* **TASK STATEMENT**
The lines to extract run from the start of the records through the line with "import * as d3 from 'd3';", both ends included; drop the pictures.
BEGIN RECORDS FOR PROCESSING
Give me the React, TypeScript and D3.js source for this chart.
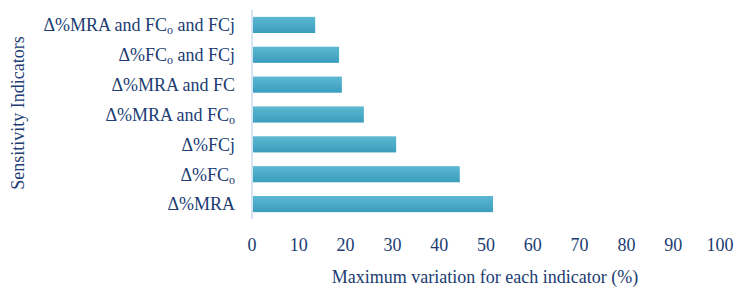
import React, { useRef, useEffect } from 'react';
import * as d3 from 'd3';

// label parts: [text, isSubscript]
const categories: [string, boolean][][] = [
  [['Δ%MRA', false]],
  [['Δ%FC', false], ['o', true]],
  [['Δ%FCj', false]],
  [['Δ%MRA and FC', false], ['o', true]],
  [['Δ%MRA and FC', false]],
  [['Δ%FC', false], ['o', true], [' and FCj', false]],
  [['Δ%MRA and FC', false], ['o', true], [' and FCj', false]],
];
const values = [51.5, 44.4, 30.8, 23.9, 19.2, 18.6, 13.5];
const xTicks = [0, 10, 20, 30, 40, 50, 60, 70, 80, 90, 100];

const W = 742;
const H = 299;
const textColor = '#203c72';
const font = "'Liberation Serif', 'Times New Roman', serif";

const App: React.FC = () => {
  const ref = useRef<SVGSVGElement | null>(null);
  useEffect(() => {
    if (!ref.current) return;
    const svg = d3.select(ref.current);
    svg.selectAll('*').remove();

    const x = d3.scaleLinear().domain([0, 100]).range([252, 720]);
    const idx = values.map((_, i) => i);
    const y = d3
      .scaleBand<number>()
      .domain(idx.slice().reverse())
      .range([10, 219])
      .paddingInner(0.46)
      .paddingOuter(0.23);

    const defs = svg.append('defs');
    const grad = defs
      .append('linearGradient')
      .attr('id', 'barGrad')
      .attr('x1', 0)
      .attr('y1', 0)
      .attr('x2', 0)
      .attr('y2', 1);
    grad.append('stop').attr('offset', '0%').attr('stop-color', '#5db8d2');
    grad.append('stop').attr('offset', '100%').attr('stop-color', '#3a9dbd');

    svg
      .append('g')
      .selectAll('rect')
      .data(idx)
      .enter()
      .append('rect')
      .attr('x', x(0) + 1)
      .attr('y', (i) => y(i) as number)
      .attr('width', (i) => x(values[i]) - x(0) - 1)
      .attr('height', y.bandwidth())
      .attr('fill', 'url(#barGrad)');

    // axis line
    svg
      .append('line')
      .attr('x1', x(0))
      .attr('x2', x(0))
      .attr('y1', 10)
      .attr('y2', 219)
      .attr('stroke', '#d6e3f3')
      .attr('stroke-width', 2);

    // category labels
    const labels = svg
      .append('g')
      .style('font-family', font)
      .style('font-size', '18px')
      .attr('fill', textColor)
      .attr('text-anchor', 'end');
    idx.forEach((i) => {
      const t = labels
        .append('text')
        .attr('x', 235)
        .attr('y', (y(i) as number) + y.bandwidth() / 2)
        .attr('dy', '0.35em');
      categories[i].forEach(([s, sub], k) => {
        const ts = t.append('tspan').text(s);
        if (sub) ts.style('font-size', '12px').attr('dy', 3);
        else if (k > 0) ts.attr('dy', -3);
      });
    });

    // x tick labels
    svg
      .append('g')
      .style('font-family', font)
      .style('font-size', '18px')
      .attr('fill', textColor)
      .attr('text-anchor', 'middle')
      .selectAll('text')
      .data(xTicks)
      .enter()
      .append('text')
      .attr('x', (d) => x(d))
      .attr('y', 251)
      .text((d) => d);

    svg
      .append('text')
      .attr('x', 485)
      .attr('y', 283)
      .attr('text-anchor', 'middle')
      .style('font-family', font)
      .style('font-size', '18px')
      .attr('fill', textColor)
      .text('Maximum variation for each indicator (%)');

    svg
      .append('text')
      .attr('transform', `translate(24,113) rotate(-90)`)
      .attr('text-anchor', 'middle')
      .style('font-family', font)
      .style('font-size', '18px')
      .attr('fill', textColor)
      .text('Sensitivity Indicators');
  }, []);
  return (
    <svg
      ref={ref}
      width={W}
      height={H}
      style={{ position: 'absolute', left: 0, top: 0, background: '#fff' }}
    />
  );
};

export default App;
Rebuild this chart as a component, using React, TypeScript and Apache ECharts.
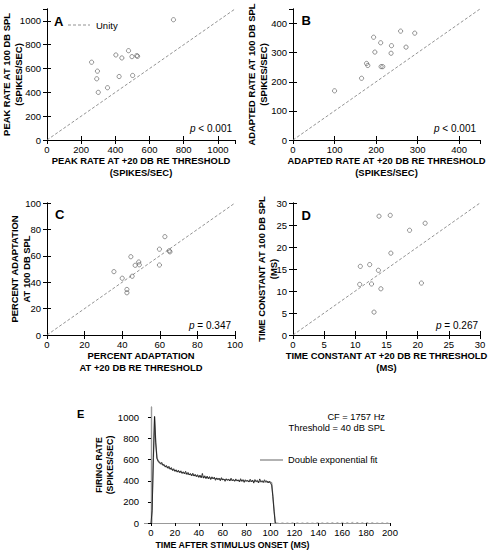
END RECORDS FOR PROCESSING
* **TASK ANSWER**
Give me the React, TypeScript and D3.js source for this chart.
import React, { useRef, useEffect } from 'react';
import * as d3 from 'd3';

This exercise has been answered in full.